__Given records__.

******

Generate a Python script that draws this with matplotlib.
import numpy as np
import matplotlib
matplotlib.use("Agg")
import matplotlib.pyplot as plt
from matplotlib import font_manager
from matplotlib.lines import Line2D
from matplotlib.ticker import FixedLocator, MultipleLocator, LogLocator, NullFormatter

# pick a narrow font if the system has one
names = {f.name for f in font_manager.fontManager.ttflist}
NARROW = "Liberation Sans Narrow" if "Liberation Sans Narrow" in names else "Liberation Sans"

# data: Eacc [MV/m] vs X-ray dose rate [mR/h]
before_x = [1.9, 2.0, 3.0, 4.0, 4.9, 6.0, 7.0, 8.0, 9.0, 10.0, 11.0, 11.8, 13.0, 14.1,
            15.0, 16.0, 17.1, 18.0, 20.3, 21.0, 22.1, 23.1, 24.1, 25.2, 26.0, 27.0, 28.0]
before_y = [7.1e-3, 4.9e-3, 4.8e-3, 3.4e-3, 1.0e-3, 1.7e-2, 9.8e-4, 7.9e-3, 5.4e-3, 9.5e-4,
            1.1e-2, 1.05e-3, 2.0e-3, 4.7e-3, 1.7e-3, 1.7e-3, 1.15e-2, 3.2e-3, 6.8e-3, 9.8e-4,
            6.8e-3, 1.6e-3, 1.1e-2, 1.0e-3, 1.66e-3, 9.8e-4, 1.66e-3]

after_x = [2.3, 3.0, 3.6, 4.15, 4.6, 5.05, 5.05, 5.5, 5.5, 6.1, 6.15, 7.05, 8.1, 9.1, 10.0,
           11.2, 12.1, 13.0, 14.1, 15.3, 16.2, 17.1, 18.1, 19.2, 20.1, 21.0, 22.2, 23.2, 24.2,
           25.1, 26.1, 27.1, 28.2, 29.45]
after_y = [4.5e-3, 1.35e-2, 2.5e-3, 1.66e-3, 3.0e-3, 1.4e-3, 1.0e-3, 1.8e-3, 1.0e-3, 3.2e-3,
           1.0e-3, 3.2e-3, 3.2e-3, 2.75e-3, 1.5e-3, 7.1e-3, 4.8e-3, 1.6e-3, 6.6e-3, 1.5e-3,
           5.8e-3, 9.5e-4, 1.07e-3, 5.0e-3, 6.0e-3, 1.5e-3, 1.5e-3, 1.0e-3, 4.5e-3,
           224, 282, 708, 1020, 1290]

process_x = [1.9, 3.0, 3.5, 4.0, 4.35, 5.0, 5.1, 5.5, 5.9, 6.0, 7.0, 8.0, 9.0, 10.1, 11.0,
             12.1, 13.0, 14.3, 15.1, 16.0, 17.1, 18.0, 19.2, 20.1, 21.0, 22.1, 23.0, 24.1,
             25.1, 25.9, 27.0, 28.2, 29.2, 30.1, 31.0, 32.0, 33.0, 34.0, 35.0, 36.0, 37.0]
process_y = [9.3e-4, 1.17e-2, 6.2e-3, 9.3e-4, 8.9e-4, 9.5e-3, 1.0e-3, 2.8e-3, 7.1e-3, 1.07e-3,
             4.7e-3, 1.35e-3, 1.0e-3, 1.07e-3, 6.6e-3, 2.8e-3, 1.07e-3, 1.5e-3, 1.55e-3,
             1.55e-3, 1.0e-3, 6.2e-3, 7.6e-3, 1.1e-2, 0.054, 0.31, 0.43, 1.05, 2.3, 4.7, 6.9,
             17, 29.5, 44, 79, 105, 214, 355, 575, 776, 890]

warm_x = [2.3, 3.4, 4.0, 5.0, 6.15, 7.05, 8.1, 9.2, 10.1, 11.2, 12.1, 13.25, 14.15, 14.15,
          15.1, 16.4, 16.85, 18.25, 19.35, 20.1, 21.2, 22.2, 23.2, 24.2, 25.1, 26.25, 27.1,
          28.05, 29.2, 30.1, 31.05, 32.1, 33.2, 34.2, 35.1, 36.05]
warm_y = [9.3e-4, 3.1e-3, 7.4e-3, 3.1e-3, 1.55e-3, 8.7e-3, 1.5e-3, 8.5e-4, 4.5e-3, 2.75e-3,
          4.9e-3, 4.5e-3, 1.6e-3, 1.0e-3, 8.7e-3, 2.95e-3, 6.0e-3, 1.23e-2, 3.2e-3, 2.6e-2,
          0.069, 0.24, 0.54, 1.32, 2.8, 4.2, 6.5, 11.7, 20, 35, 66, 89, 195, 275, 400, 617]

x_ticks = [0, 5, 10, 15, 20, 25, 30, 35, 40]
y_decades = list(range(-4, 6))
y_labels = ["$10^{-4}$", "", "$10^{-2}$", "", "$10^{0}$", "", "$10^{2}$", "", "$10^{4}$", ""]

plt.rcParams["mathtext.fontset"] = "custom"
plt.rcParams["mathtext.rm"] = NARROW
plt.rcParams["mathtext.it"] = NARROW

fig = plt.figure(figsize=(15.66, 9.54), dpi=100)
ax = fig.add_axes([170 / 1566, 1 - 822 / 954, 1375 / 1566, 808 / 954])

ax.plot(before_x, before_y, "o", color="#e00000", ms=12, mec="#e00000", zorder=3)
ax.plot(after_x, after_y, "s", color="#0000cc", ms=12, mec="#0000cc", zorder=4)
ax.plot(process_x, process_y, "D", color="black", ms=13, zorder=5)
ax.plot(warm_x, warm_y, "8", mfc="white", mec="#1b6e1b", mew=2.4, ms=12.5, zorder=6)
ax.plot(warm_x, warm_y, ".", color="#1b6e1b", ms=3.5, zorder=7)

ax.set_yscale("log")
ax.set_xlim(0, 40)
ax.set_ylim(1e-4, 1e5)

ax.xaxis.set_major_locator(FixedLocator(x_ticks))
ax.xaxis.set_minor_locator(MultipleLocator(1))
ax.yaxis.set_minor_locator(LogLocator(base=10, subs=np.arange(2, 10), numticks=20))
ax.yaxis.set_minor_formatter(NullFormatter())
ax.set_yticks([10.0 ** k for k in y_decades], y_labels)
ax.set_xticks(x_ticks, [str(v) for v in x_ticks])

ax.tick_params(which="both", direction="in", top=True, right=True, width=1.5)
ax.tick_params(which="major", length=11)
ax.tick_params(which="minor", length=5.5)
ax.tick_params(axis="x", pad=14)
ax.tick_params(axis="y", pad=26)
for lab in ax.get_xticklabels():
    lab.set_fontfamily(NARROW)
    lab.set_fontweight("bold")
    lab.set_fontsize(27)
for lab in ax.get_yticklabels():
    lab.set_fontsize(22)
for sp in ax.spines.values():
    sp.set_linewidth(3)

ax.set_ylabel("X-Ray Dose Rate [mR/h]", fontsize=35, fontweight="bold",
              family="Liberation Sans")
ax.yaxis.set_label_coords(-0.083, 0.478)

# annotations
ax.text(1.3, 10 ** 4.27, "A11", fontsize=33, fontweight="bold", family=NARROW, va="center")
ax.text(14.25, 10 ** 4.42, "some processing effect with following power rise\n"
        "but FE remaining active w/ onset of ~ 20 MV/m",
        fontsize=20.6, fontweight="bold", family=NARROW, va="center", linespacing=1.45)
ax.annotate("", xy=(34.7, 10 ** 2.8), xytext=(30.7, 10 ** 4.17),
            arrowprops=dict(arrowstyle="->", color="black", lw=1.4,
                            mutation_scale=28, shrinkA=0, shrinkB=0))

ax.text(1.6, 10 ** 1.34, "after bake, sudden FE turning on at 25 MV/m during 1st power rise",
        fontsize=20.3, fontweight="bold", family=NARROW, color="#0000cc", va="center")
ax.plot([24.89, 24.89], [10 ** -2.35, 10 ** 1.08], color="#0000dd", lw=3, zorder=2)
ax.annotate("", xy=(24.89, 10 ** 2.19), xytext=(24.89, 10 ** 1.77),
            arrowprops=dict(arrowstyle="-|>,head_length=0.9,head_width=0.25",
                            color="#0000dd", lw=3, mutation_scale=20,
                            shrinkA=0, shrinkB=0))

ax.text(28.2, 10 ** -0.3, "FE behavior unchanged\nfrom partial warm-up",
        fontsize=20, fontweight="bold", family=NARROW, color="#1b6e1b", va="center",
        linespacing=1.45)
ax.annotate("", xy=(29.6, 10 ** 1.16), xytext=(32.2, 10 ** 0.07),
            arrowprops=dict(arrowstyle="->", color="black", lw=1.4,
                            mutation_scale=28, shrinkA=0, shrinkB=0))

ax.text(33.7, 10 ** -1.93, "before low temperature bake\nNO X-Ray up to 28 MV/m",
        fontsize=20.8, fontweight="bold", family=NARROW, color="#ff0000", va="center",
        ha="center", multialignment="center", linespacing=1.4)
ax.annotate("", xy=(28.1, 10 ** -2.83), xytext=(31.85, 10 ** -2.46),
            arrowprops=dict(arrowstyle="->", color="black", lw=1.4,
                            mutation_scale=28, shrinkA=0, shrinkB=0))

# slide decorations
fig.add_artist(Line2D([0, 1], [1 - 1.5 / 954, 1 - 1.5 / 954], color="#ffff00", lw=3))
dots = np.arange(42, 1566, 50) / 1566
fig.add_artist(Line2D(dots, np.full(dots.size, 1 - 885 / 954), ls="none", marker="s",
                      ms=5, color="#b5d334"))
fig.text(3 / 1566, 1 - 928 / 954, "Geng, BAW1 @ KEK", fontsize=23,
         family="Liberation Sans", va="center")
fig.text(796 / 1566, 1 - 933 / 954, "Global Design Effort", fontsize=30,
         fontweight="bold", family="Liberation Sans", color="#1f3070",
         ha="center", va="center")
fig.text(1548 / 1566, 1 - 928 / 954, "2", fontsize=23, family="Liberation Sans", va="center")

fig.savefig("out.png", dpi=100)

******

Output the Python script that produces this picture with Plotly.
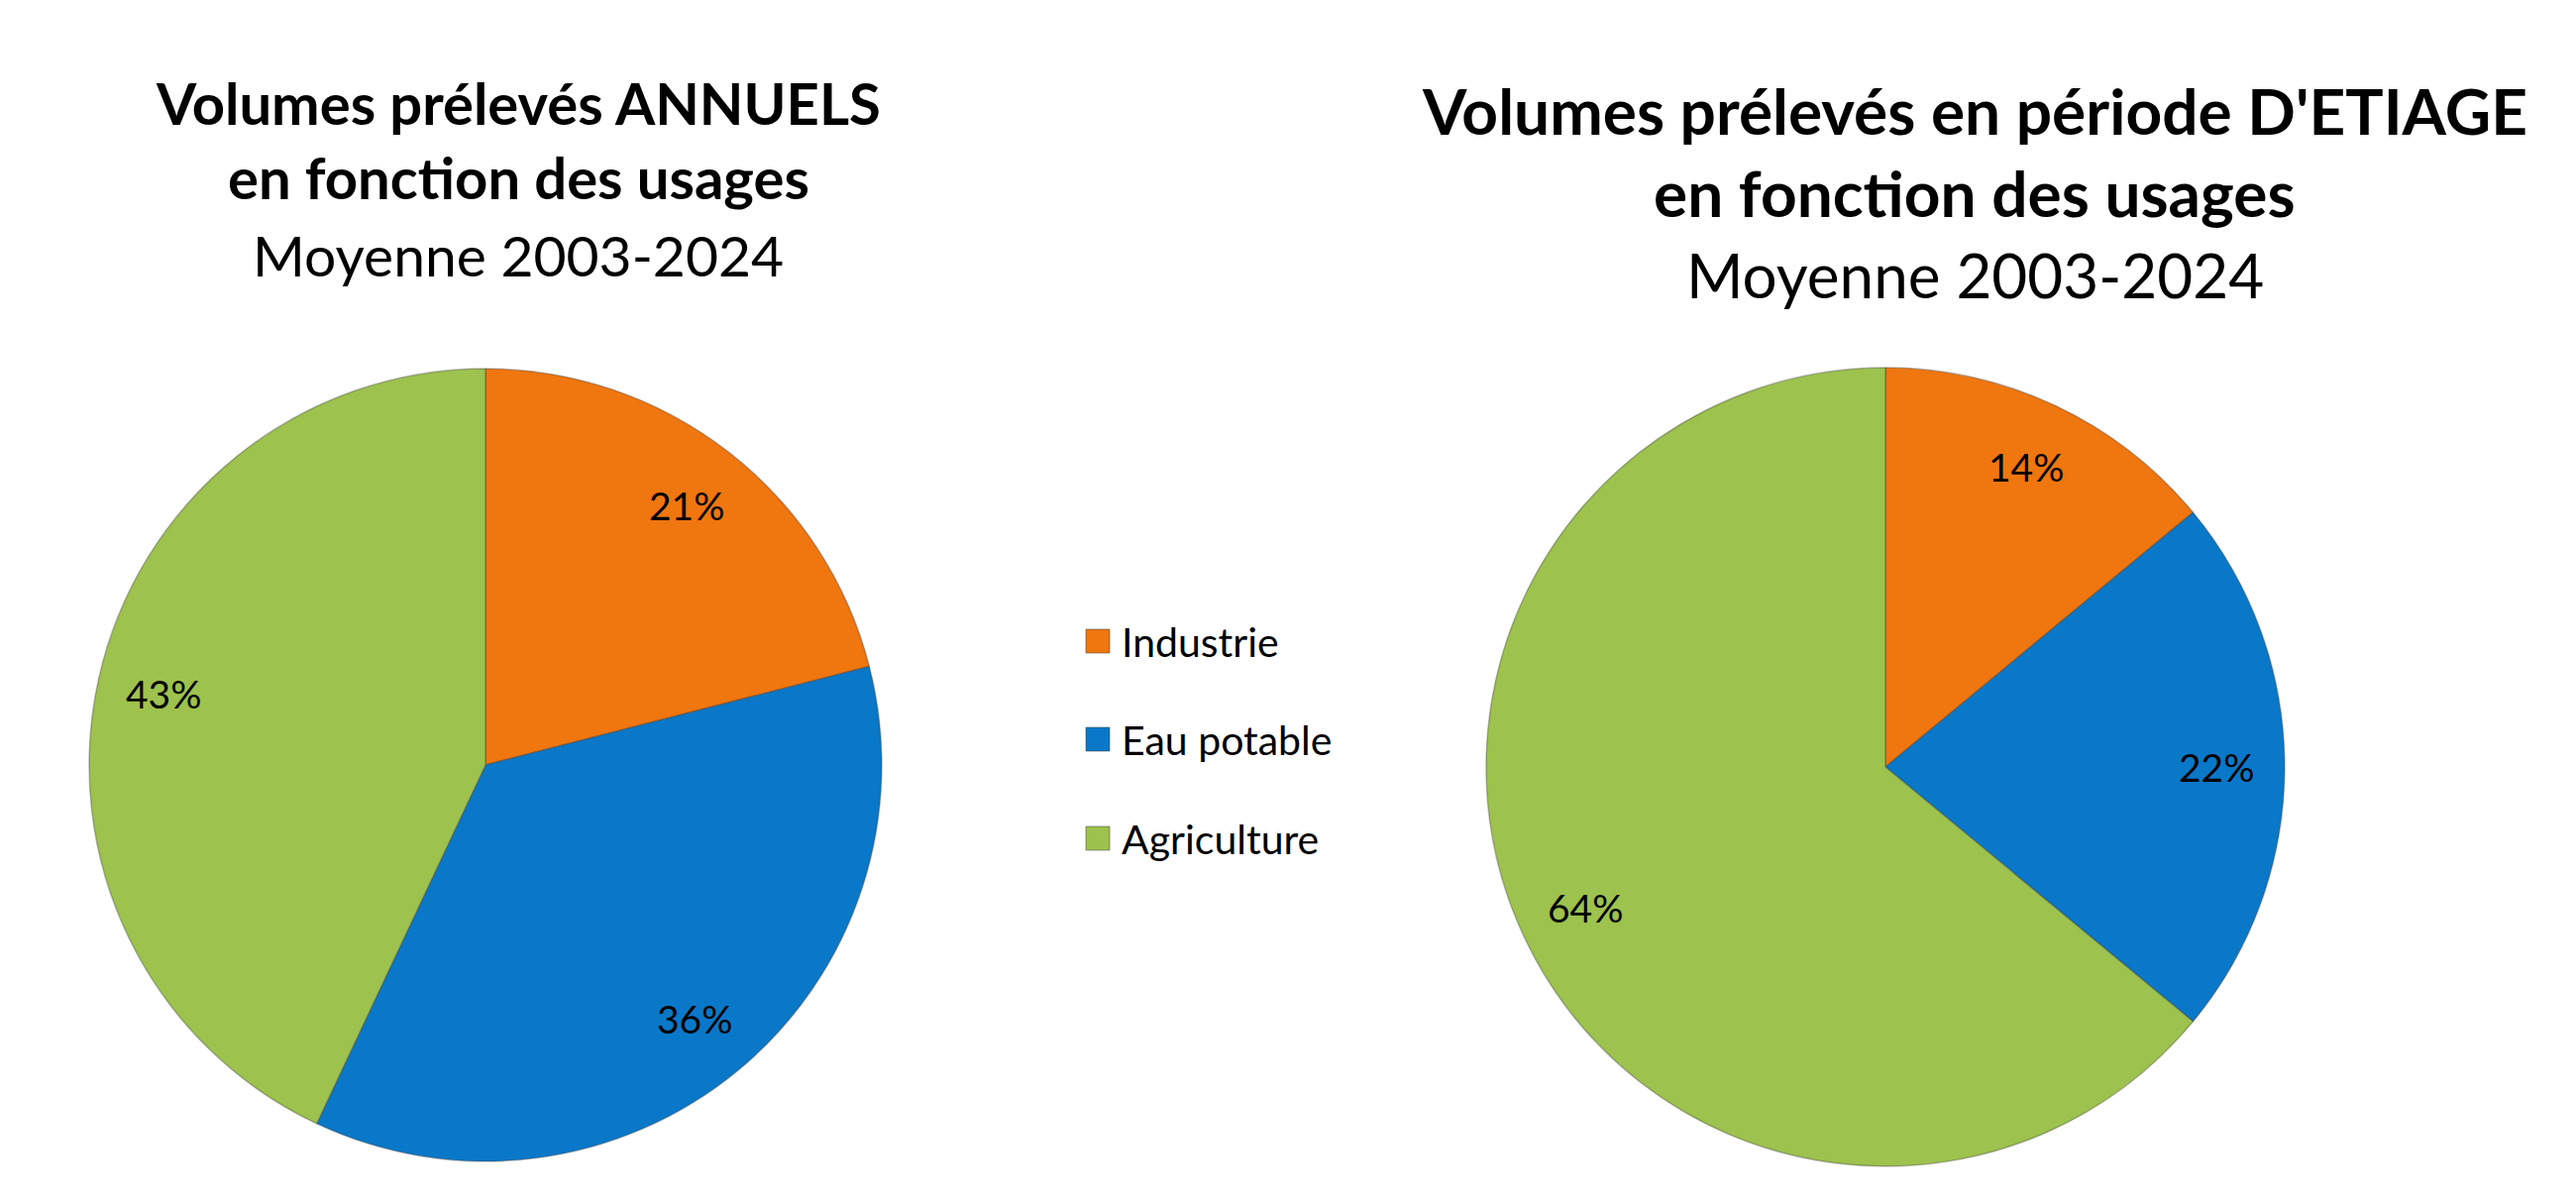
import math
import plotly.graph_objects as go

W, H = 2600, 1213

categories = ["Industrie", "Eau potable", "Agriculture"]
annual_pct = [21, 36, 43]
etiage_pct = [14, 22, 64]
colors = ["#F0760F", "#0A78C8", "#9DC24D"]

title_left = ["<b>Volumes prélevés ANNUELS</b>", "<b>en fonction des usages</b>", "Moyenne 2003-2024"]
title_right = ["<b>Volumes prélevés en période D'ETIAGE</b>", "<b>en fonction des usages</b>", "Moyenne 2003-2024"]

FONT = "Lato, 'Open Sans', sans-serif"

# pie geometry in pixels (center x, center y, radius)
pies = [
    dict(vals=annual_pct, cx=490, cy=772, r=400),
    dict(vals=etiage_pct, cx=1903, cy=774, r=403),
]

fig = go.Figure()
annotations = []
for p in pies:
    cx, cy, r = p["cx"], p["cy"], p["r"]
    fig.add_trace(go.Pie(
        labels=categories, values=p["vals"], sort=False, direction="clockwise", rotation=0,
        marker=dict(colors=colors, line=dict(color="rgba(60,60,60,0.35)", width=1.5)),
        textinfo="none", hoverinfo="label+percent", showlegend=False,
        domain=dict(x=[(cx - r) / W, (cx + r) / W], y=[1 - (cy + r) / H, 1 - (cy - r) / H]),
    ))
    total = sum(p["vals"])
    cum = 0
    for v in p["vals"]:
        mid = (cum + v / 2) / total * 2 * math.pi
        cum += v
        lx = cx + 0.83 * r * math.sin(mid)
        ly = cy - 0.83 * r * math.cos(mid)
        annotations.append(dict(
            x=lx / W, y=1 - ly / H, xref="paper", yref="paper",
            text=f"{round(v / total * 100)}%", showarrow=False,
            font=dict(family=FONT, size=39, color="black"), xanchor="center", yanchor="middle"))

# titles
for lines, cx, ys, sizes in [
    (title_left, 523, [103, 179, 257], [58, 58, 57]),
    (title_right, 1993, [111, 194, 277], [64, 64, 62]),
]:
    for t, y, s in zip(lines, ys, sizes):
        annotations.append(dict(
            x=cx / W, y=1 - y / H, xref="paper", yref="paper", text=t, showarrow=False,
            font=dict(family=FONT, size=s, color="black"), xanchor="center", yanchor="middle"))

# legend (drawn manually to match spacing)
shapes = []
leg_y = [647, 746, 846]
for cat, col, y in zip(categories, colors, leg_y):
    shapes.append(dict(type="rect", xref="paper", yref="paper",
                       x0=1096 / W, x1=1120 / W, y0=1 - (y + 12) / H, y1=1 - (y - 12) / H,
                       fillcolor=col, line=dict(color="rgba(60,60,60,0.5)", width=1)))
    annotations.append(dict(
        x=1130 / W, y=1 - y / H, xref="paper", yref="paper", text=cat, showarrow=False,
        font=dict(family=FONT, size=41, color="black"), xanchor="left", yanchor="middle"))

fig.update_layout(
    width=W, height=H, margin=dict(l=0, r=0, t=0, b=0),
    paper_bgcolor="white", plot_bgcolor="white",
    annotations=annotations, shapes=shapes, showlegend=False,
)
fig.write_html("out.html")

******

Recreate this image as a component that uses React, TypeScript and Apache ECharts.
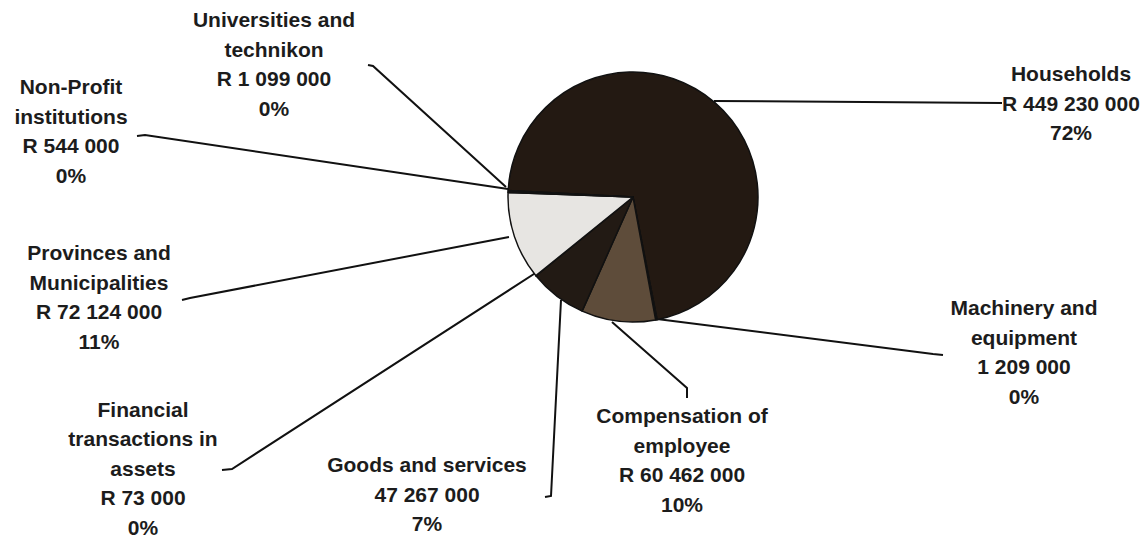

******

__Task instructions__.
On how many lines does the word "this" appear? Answer with only the number.

__Solution to the exercise__.
3